Mr. Samavati received a departmental fellowship from Stanford University in 1995 and a fellowship from IBM Corp. in 1998. He is the winner of the ISSCC Jack Kilby outstanding student paper award for the paper "Fractal Capacitors" in 1998.

• T. Lee, H. Samavati, and H. Rategh "5-GHz CMOS wireless LANs," IEEE Transactions on Microwave Theory and Techniques, pp. 268-280, Jan. 2002.

• H. Samavati, H. Rategh, and T. Lee, "A Fully-Integrated 5GHz CMOS Wireless-LAN Receiver,"International Solid-State Circuits Conference Digest, pp. 208-209, 2001. (Slides)

• H. Samavati, H. Rategh, and T. Lee, "A 5GHz CMOS Wireless-LAN Receiver Front-End," IEEE J. Solid-State Circuits, vol. 35, pp 765-772, May 2000.

• H. Rategh, H. Samavati and T. Lee, "A CMOS Frequency Synthesizer with an Injection-Locked Frequency Divider for a 5GHz Wireless LAN Receiver," IEEE J. Solid-State Circuits, vol. 35, pp 780-787, May 2000.

• H. Samavati, H. Rategh, and T. Lee, "A 12.4mW CMOS front-end for a 5GHz wireless-LAN receiver," Symp. VLSI Circuits Dig. Tech. Papers, pp. 87-90, June 1999. (Slides)

• H. Rategh, H. Samavati, and T. Lee, "A 5GHz, 32mW CMOS frequency synthesizer with an injection locked frequency divider," Symp. VLSI Circuits Dig. Tech. Papers, pp 113-116, June 1999. (Slides)

• H. Rategh, H. Samavati, and T. Lee, "A 5GHz, 1mW CMOS voltage controlled differential injection locked frequency divider," Proc. CICC, May 1999. (Slides)

• H. Samavati, A. Hajimiri, A. Shahani, G. Nasserbakht, and T. Lee, "Fractal capacitors," IEEE J. Solid-State Circuits, vol. 33, pp. 2035-2041, Dec. 1998.

• D. Shaeffer, A. Shahani, S. Mohan, H. Samavati, H. Rategh, M. Hershenson, M. Xu, C. Yue, D. Eddleman, and T. Lee, "A 115-mW, 0.5-mm CMOS GPS receiver with wide dynamic-range active filters," IEEE J. Solid-State Circuits, vol. 33, pp. 2219-2231, Dec. 1998.

• A. Shahani, D. Shaeffer, S. Mohan, H. Samavati, H. Rategh, M. Hershenson, M. Xu, C. Yue, D. Eddleman, and T. Lee, "Low-power diverderless frequency synthesis using aperture phase detection," IEEE J. Solid-State Circuits, vol. 33, pp. 2232-2239, Dec. 1998.

• H. Samavati, A. Hajimiri, A. Shahani, G. Nasserbakht, and T. Lee, "Fractal capacitors," International Solid-State Circuits Conference, pp. 256-257, 1998. (Slides)

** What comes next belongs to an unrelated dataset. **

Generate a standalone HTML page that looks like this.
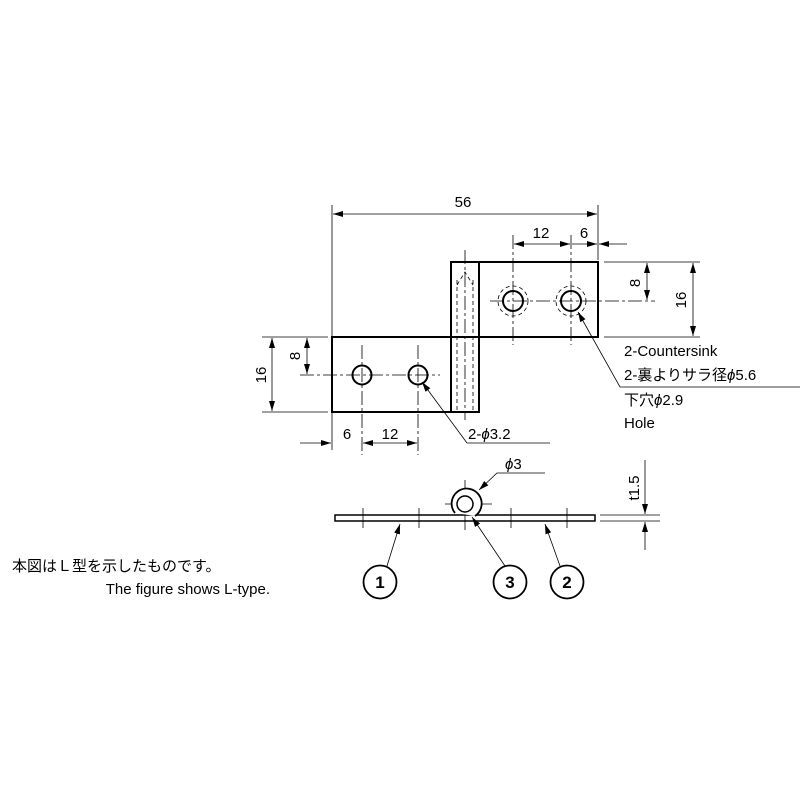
<!DOCTYPE html><html><head><meta charset="utf-8"><style>body{margin:0;background:#fff}svg{display:block}text{font-family:"Liberation Sans","Noto Sans CJK JP",sans-serif;fill:#000}</style></head><body>
<svg width="800" height="800" viewBox="0 0 800 800" xmlns="http://www.w3.org/2000/svg">
<defs><marker id="a" viewBox="0 0 10 6" refX="10" refY="3" markerWidth="10" markerHeight="6" orient="auto-start-reverse" markerUnits="userSpaceOnUse"><path d="M0,0L10,3L0,6z" fill="#000"/></marker></defs>
<g fill="none" stroke="#000">
<rect x="332" y="337" width="119" height="75" stroke-width="2"/>
<rect x="451" y="262" width="28" height="150" stroke-width="2"/>
<rect x="479" y="262" width="119" height="75" stroke-width="2"/>
<line x1="451" y1="337" x2="479" y2="337" stroke-width="2"/>
<g stroke-dasharray="4,3" stroke-width="0.8"><line x1="457" y1="280" x2="457" y2="412"/><line x1="473" y1="280" x2="473" y2="412"/><path d="M457,285 L465,272 L473,285"/>
<circle cx="513" cy="301" r="15"/><circle cx="571" cy="301" r="15"/></g>
<g stroke-width="2"><circle cx="362" cy="375" r="9.5"/><circle cx="418" cy="375" r="9.5"/><circle cx="513" cy="301" r="10"/><circle cx="571" cy="301" r="10"/></g>
<g stroke-width="0.8" stroke-dasharray="14,3,3,3">
<line x1="362" y1="345" x2="362" y2="455"/><line x1="418" y1="345" x2="418" y2="455"/><line x1="300" y1="375" x2="440" y2="375"/>
<line x1="513" y1="235" x2="513" y2="345"/><line x1="571" y1="235" x2="571" y2="345"/><line x1="490" y1="301" x2="655" y2="301"/>
<line x1="465" y1="250" x2="465" y2="420"/></g>
<g stroke-width="0.8">
<line x1="332" y1="205" x2="332" y2="450"/><line x1="598" y1="205" x2="598" y2="260"/>
<line x1="333" y1="214" x2="597" y2="214" marker-start="url(#a)" marker-end="url(#a)"/>
<line x1="514" y1="244" x2="570" y2="244" marker-start="url(#a)" marker-end="url(#a)"/>
<line x1="572" y1="244" x2="597" y2="244" marker-end="url(#a)"/>
<line x1="627" y1="244" x2="599" y2="244" marker-end="url(#a)"/>
<line x1="604" y1="262" x2="700" y2="262"/><line x1="604" y1="337" x2="700" y2="337"/>
<line x1="647" y1="263" x2="647" y2="300" marker-start="url(#a)" marker-end="url(#a)"/>
<line x1="693" y1="263" x2="693" y2="336" marker-start="url(#a)" marker-end="url(#a)"/>
<line x1="262" y1="337" x2="328" y2="337"/><line x1="262" y1="412" x2="328" y2="412"/>
<line x1="272" y1="338" x2="272" y2="411" marker-start="url(#a)" marker-end="url(#a)"/>
<line x1="307" y1="338" x2="307" y2="374" marker-start="url(#a)" marker-end="url(#a)"/>
<line x1="300" y1="443" x2="331" y2="443" marker-end="url(#a)"/>
<line x1="363" y1="443" x2="417" y2="443" marker-start="url(#a)" marker-end="url(#a)"/>
<polyline points="467,443 550,443"/><line x1="467" y1="443" x2="422" y2="382" marker-end="url(#a)"/>
<polyline points="800,387 620,387 578,312" marker-end="url(#a)"/>
<rect x="335" y="515" width="260" height="6" stroke-width="1.5"/>
<line x1="363" y1="508" x2="363" y2="528"/><line x1="419" y1="508" x2="419" y2="528"/><line x1="511" y1="508" x2="511" y2="528"/><line x1="567" y1="508" x2="567" y2="528"/>
<line x1="465" y1="480" x2="465" y2="530"/><line x1="445" y1="504" x2="492" y2="504"/>
<polyline points="545,473 497,473 479,490" marker-end="url(#a)"/>
<line x1="600" y1="515" x2="660" y2="515"/><line x1="600" y1="521" x2="660" y2="521"/>
<line x1="645" y1="460" x2="645" y2="514" marker-end="url(#a)"/><line x1="645" y1="550" x2="645" y2="522" marker-end="url(#a)"/>
<line x1="387" y1="566" x2="400" y2="524" marker-end="url(#a)"/>
<line x1="505" y1="566" x2="472" y2="517" marker-end="url(#a)"/>
<line x1="560" y1="566" x2="545" y2="524" marker-end="url(#a)"/>
</g>
<path d="M455,513 A15,15 0 1 1 475,516" stroke="#000" stroke-width="1.8" fill="#fff"/>
<circle cx="465" cy="504" r="8" stroke="#000" stroke-width="1.5" fill="none"/>
<g stroke="#000" stroke-width="1.8" fill="#fff"><circle cx="380" cy="582" r="16.5"/><circle cx="510" cy="582" r="16.5"/><circle cx="567" cy="582" r="16.5"/></g>
</g>
<g font-size="15">
<text x="463" y="207" text-anchor="middle">56</text>
<text x="541" y="238" text-anchor="middle">12</text><text x="584" y="238" text-anchor="middle">6</text>
<text transform="translate(640,283) rotate(-90)" text-anchor="middle">8</text>
<text transform="translate(686,300) rotate(-90)" text-anchor="middle">16</text>
<text transform="translate(266,375) rotate(-90)" text-anchor="middle">16</text>
<text transform="translate(300,356) rotate(-90)" text-anchor="middle">8</text>
<text x="347" y="439" text-anchor="middle">6</text><text x="390" y="439" text-anchor="middle">12</text>
<text x="468" y="439">2-<tspan font-style="italic">ϕ</tspan>3.2</text>
<text x="624" y="356">2-Countersink</text>
<text x="624" y="380">2-裏よりサラ径<tspan font-style="italic">ϕ</tspan>5.6</text>
<text x="624" y="405">下穴<tspan font-style="italic">ϕ</tspan>2.9</text>
<text x="624" y="428">Hole</text>
<text x="505" y="469"><tspan font-style="italic">ϕ</tspan>3</text>
<text transform="translate(639,488) rotate(-90)" text-anchor="middle">t1.5</text>
<g font-size="17" font-weight="bold" text-anchor="middle"><text x="380" y="588">1</text><text x="510" y="588">3</text><text x="567" y="588">2</text></g>
<text x="12" y="571">本図はＬ型を示したものです。</text>
<text x="270" y="594" text-anchor="end">The figure shows L-type.</text>
</g>
</svg></body></html>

• D. Shaeffer, A. Shahani, S. Mohan, H. Samavati, H. Rategh, M. Hershenson, M. Xu, C. Yue, D. Eddleman,and T. Lee, "A 115mW CMOS GPS receiver," International Solid-State Circuits Conference Digest, pp. 122-123, 1998. (Slides)

  ---

  Thesis Abstract

  A Fully-Integrated 5GHz CMOS Wireless-LAN Receiver

  (Slides)

  The growing popularity of notebook computers demands high data-rate wireless local area network (LAN) systems. The need for higher data-rate wireless products prompted the Federal Communications Commission (FCC) to release 300MHz of spectrum, now known as the unlicensed national information infrastructure (U-NII) band. Using this newly released frequency band, wireless LAN systems can provide data rates of several tens of megabits per second. The allocated frequencies partially overlap the European high performance radio LAN (HIPERLAN) frequency band. Designing a low-power receiver usable in these bands is quite a challenge. In this work, a fully-integrated 5GHz CMOS wireless-LAN receiver is introduced.

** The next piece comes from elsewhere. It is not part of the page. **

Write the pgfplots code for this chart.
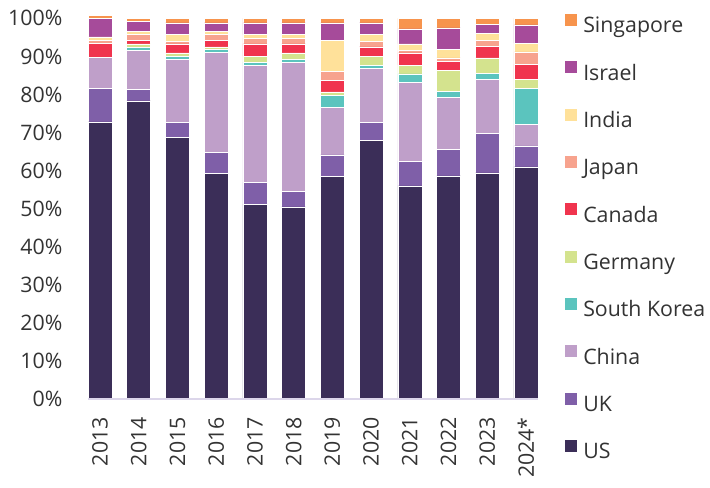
\documentclass[border=0pt]{standalone}
\usepackage{pgfplots}
\pgfplotsset{compat=1.18}
\usepackage{pgfplotstable}
\usepackage{fontspec}
\setmainfont{Open Sans}

\definecolor{cUS}{HTML}{3B2E58}
\definecolor{cUK}{HTML}{7F5FA8}
\definecolor{cChina}{HTML}{BF9FC9}
\definecolor{cKorea}{HTML}{5BC4BE}
\definecolor{cGermany}{HTML}{D4E38E}
\definecolor{cCanada}{HTML}{F0344E}
\definecolor{cJapan}{HTML}{F7A38E}
\definecolor{cIndia}{HTML}{FFE19A}
\definecolor{cIsrael}{HTML}{A64B9A}
\definecolor{cSingapore}{HTML}{F7944D}
\definecolor{axisline}{HTML}{DCD6EA}
\definecolor{txt}{HTML}{333333}

% share by country, 2013 ... 2024*
\pgfplotstableread{
x  US   UK   China SKorea Germany Canada Japan India Israel Singapore
0  72.8 8.7  8.2   0.0    0.0     3.8    0.7   0.9   4.8    0.9
1  78.3 3.0  10.3  0.8    0.9     0.9    1.5   0.9   2.5    0.9
2  68.7 3.9  16.7  0.8    0.8     2.4    0.7   1.7   3.1    1.2
3  59.2 5.5  26.4  0.7    0.7     1.7    1.5   0.9   2.2    1.2
4  51.2 5.7  30.8  0.8    1.6     3.2    1.5   0.9   3.1    1.2
5  50.5 4.0  34.0  0.8    1.6     2.4    1.5   0.9   3.1    1.2
6  58.5 5.6  12.6  3.1    0.9     3.1    2.3   8.1   4.6    1.2
7  68.0 4.6  14.2  0.9    2.4     2.4    1.5   1.7   3.1    1.2
8  56.0 6.4  20.7  2.3    2.3     3.2    0.7   1.7   3.9    2.8
9  58.6 7.0  13.6  1.6    5.6     2.3    0.9   2.3   5.6    2.5
10 59.4 10.3 14.3  1.6    4.0     3.1    1.5   1.8   2.4    1.6
11 61.0 5.5  5.6   9.4    2.5     3.9    3.3   2.3   4.8    1.7
}\shares

\begin{document}
\begin{tikzpicture}
\path[use as bounding box] (-66pt,-66pt) rectangle (466.5pt,299.25pt);
\begin{axis}[
    at={(0,0)}, anchor=south west,
    scale only axis,
    width=337.5pt, height=285.5pt,
    ybar stacked, bar width=18pt,
    xmin=-0.31, xmax=11.31,
    ymin=0, ymax=100,
    clip=false,
    axis on top,
    axis x line*=bottom, axis y line*=left,
    y axis line style={draw=none},
    x axis line style={draw=axisline, line width=1.5pt, -},
    major tick length=0pt,
    xtick={0,...,11},
    xticklabels={2013,2014,2015,2016,2017,2018,2019,2020,2021,2022,2023,2024*},
    ytick={0,10,...,100},
    yticklabel={\pgfmathprintnumber{\tick}\%},
    /pgf/number format/assume math mode=true,
    tick label style={font=\fontsize{16}{19}\selectfont, text=txt},
    yticklabel style={anchor=east, inner sep=0pt, xshift=-19pt},
    xticklabel style={yshift=-13.5pt, rotate=90, anchor=east, inner sep=0pt},
    every axis plot/.append style={draw=white, line width=0.4pt},
    reverse legend,
    legend cell align=left,
    legend image code/.code={\fill[#1, draw=none] (0pt,1.2pt) rectangle (9pt,10.2pt);},
    legend style={at={(1.06,1.0123)}, anchor=north west, draw=none, fill=none,
        inner sep=0pt, row sep=17.3pt,
        nodes={inner sep=0pt, text height=12pt, text depth=4pt,
            font=\fontsize{16}{19}\selectfont, text=txt},
        /tikz/every odd column/.append style={column sep=4.5pt}},
]
\addplot[fill=cUS] table[x=x, y=US] {\shares};
\addlegendentry{US}
\addplot[fill=cUK] table[x=x, y=UK] {\shares};
\addlegendentry{UK}
\addplot[fill=cChina] table[x=x, y=China] {\shares};
\addlegendentry{China}
\addplot[fill=cKorea] table[x=x, y=SKorea] {\shares};
\addlegendentry{South Korea}
\addplot[fill=cGermany] table[x=x, y=Germany] {\shares};
\addlegendentry{Germany}
\addplot[fill=cCanada] table[x=x, y=Canada] {\shares};
\addlegendentry{Canada}
\addplot[fill=cJapan] table[x=x, y=Japan] {\shares};
\addlegendentry{Japan}
\addplot[fill=cIndia] table[x=x, y=India] {\shares};
\addlegendentry{India}
\addplot[fill=cIsrael] table[x=x, y=Israel] {\shares};
\addlegendentry{Israel}
\addplot[fill=cSingapore] table[x=x, y=Singapore] {\shares};
\addlegendentry{Singapore}
\end{axis}
\end{tikzpicture}
\end{document}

  The most commonly used receiver architecture is the superheterodyne architecture. However, in a monolithic superheterodyne implementation, image cancellation is difficult due to the design problems of on-chip filters. The use of image-reject architecture alleviates this problem to some extent. To augment the amount of image rejection beyond what is practically achieved by the image-reject architecture, a tracking notch filter is integrated with the low noise amplifier (LNA). The image-reject band of this filter is automatically tuned to the correct frequency using a low-power image-reject PLL. The filter also reduces the noise contribution of the cascode devices in the LNA core. The receiver is implemented in a 0.24-um CMOS technology and consumes 59mW of power and occupies 4mm^2 of die area. The overall image rejection is 53dB and the noise figure is 7.2dB. The system is highly linear and tolerates large blockers.

  In the receiver, self mixing of the local oscillator creates the well-known problem of DC offset. Various techniques for DC offset cancellation exist, but they all require large capacitors. On chip capacitors are crucial in analog circuit design in general, and RF design in particular. Capacitors can occupy considerable area, therefore an area-efficient linear capacitor is highly desirable. The problem is more pronounced in modern process technologies where the vertical spacing of the metal layers does not scale much, if at all. To address this problem, we propose linear capacitor structures using fractal geometries. These fractal capacitors exploit both lateral and vertical electric fields to increase the capacitance per unit area. Moreover, the capacitance density of fractal capacitors increases with technology scaling. Compared to standard parallel-plate capacitors, fractal capacitors have smaller parasitic bottom-plate capacitance.The capacitance density of the prototype fractal capacitor in this design is 3.5 times higher than a standard parallel-plate structure. We developed a CAD tool to automatically generate and analyze custom fractal layouts.